TO BE DONE: Retype the data exactly, from its first line to the line containing "ax.set_yticks(np.arange(0, 26, 5))", including both, and skip any picture.

Source code of charts:
☆ ☆ ☆ ☆

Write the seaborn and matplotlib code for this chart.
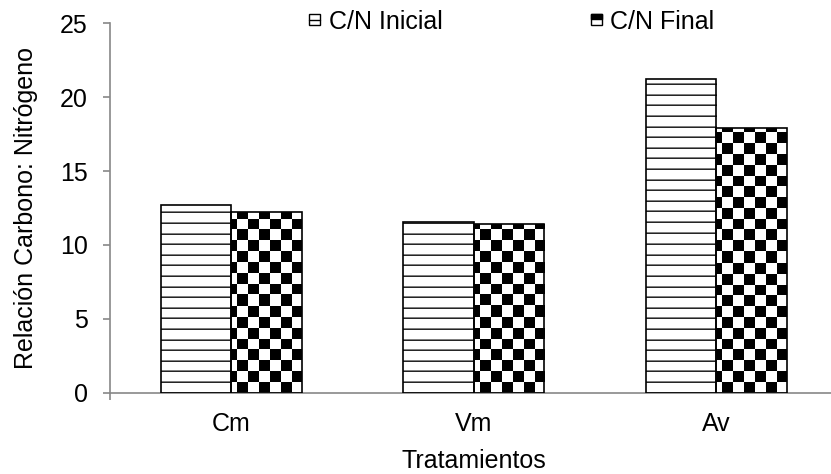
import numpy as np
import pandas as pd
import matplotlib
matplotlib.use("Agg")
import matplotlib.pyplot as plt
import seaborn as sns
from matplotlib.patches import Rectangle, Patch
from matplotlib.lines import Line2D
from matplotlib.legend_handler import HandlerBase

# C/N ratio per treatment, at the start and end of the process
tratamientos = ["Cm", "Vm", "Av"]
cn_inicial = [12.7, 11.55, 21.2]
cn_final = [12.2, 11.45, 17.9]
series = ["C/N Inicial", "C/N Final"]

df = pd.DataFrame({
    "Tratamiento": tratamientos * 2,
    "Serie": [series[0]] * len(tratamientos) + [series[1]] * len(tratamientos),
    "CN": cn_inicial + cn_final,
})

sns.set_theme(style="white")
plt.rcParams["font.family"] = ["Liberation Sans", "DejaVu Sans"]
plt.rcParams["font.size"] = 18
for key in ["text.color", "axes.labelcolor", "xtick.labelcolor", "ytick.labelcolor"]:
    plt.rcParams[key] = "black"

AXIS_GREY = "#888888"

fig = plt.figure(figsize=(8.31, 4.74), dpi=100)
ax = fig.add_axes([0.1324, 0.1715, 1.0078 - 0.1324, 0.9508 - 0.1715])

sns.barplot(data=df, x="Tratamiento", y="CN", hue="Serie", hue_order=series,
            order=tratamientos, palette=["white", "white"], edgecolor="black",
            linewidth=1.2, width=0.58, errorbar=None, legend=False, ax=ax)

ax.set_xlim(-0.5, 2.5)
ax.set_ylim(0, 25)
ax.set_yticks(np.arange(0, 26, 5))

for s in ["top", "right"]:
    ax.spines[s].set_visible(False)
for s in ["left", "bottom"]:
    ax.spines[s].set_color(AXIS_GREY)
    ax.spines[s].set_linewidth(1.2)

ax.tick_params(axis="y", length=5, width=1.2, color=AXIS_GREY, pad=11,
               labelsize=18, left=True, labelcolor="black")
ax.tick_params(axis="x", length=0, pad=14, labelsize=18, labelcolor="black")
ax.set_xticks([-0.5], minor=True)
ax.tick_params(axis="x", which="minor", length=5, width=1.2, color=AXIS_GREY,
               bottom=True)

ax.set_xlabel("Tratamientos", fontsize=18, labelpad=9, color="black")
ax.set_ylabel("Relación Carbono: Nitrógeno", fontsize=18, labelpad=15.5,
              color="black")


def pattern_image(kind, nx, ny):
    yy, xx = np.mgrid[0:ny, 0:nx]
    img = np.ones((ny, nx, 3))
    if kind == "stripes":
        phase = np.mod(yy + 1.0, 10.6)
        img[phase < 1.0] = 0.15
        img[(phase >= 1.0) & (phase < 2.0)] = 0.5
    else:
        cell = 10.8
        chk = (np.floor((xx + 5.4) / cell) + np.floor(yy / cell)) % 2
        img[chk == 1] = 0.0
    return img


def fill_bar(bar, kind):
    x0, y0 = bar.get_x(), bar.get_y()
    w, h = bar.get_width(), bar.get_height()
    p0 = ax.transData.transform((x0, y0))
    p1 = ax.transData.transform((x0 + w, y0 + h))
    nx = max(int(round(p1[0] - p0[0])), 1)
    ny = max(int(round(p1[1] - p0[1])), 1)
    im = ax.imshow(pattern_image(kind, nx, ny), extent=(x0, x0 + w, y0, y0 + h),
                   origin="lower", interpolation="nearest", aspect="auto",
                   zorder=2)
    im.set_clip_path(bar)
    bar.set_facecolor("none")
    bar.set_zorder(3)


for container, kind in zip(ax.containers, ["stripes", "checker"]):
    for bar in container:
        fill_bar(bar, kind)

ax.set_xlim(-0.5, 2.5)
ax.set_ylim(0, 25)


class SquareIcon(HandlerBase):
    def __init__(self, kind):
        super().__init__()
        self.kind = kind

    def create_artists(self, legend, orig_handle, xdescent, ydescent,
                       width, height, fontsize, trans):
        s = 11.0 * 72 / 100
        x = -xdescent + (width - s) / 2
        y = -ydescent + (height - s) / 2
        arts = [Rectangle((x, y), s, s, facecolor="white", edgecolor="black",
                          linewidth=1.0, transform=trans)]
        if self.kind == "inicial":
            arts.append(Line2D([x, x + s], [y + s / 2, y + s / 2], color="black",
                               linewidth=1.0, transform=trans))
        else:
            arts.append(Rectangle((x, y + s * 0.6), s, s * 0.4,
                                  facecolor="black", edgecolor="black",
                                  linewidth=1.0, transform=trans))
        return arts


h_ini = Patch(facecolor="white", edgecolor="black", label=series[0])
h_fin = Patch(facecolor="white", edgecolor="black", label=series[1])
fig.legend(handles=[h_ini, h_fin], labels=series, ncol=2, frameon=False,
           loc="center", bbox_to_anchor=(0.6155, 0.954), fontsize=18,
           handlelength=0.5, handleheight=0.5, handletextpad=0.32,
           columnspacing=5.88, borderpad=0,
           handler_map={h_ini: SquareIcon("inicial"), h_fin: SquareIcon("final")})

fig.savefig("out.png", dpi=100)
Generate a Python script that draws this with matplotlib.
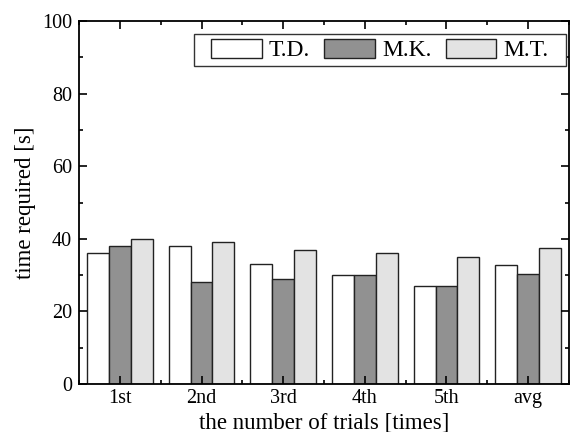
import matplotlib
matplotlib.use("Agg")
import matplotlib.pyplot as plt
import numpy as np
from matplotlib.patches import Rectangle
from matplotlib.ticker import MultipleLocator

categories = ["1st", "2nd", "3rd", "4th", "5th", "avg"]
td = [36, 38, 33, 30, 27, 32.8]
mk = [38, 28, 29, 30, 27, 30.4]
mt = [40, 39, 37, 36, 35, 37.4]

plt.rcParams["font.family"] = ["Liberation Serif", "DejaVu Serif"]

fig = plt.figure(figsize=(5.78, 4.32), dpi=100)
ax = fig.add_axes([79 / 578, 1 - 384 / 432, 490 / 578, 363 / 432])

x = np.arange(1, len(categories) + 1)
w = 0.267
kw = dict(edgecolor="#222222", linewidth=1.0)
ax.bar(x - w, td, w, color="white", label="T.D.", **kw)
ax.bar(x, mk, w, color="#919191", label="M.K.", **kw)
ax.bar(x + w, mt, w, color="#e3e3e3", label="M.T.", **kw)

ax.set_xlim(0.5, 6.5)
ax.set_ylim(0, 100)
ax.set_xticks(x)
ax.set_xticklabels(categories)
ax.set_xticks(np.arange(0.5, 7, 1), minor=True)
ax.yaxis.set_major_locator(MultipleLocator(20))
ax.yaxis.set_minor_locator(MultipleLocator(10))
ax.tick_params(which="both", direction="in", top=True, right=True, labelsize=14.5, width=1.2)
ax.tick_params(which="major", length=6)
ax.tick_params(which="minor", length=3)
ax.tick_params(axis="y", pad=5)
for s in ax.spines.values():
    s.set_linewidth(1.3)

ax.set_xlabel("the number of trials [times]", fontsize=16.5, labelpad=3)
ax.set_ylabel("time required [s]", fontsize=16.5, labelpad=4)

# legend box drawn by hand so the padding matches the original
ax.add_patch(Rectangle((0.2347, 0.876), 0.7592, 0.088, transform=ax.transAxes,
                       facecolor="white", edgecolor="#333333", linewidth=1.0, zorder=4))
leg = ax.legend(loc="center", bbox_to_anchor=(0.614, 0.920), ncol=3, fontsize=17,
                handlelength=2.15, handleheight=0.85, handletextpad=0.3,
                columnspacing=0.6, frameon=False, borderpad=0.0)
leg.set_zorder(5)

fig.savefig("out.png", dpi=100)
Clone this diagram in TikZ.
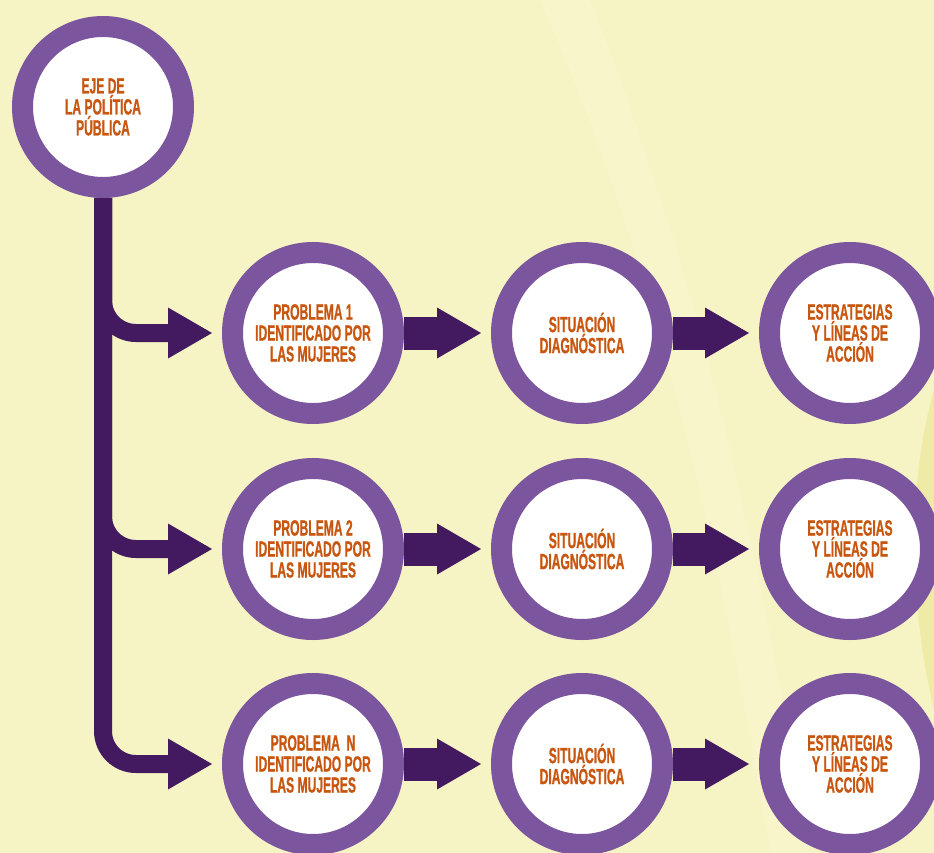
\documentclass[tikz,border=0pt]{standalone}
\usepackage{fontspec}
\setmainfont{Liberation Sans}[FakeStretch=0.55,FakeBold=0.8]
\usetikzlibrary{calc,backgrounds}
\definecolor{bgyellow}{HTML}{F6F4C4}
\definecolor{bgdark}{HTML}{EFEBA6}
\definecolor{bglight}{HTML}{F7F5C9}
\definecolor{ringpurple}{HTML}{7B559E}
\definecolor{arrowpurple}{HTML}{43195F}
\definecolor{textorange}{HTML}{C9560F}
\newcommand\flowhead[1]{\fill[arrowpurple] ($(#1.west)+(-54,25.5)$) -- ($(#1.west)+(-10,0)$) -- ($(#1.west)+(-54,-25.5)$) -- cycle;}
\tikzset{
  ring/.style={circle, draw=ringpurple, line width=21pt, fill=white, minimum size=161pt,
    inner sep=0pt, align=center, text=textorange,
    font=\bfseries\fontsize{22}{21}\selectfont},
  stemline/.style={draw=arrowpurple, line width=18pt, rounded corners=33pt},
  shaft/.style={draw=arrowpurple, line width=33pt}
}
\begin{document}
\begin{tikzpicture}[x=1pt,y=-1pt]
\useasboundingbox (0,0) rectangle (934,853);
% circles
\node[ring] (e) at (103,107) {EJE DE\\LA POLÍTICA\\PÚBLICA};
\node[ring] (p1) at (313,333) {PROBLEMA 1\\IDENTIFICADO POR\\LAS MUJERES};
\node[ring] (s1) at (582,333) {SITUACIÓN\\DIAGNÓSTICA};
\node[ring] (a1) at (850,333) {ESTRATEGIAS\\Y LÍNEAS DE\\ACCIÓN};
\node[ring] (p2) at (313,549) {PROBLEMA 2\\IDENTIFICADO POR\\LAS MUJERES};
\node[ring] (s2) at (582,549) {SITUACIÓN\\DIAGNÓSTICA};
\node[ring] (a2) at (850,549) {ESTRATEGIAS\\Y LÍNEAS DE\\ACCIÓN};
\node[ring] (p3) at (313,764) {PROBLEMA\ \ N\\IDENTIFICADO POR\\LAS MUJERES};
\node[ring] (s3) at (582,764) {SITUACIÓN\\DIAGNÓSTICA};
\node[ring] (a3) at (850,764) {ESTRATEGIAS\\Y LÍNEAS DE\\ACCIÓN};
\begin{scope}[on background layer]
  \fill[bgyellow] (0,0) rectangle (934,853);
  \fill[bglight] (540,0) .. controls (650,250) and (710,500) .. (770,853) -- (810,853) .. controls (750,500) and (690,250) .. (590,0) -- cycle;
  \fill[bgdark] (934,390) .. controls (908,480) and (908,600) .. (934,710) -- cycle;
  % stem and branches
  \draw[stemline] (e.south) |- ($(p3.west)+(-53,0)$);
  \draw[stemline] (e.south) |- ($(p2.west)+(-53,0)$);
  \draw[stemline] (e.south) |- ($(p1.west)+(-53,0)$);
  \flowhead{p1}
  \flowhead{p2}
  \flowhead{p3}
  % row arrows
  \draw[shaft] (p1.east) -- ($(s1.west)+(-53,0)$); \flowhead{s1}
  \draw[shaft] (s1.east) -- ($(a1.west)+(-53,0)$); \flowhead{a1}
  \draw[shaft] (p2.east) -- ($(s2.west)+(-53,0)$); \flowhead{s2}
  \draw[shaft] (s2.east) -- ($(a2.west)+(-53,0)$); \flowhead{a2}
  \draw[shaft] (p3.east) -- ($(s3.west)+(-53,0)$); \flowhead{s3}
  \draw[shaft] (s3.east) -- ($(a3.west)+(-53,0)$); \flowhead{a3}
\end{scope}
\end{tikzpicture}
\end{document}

☆ ☆ ☆ ☆

EXERCISE SOLUTION:
Write the seaborn and matplotlib code for this chart.
import numpy as np
import pandas as pd
import matplotlib
matplotlib.use("Agg")
import matplotlib.pyplot as plt
import seaborn as sns
from matplotlib.patches import Rectangle, Patch
from matplotlib.lines import Line2D
from matplotlib.legend_handler import HandlerBase

# C/N ratio per treatment, at the start and end of the process
tratamientos = ["Cm", "Vm", "Av"]
cn_inicial = [12.7, 11.55, 21.2]
cn_final = [12.2, 11.45, 17.9]
series = ["C/N Inicial", "C/N Final"]

df = pd.DataFrame({
    "Tratamiento": tratamientos * 2,
    "Serie": [series[0]] * len(tratamientos) + [series[1]] * len(tratamientos),
    "CN": cn_inicial + cn_final,
})

sns.set_theme(style="white")
plt.rcParams["font.family"] = ["Liberation Sans", "DejaVu Sans"]
plt.rcParams["font.size"] = 18
for key in ["text.color", "axes.labelcolor", "xtick.labelcolor", "ytick.labelcolor"]:
    plt.rcParams[key] = "black"

AXIS_GREY = "#888888"

fig = plt.figure(figsize=(8.31, 4.74), dpi=100)
ax = fig.add_axes([0.1324, 0.1715, 1.0078 - 0.1324, 0.9508 - 0.1715])

sns.barplot(data=df, x="Tratamiento", y="CN", hue="Serie", hue_order=series,
            order=tratamientos, palette=["white", "white"], edgecolor="black",
            linewidth=1.2, width=0.58, errorbar=None, legend=False, ax=ax)

ax.set_xlim(-0.5, 2.5)
ax.set_ylim(0, 25)
ax.set_yticks(np.arange(0, 26, 5))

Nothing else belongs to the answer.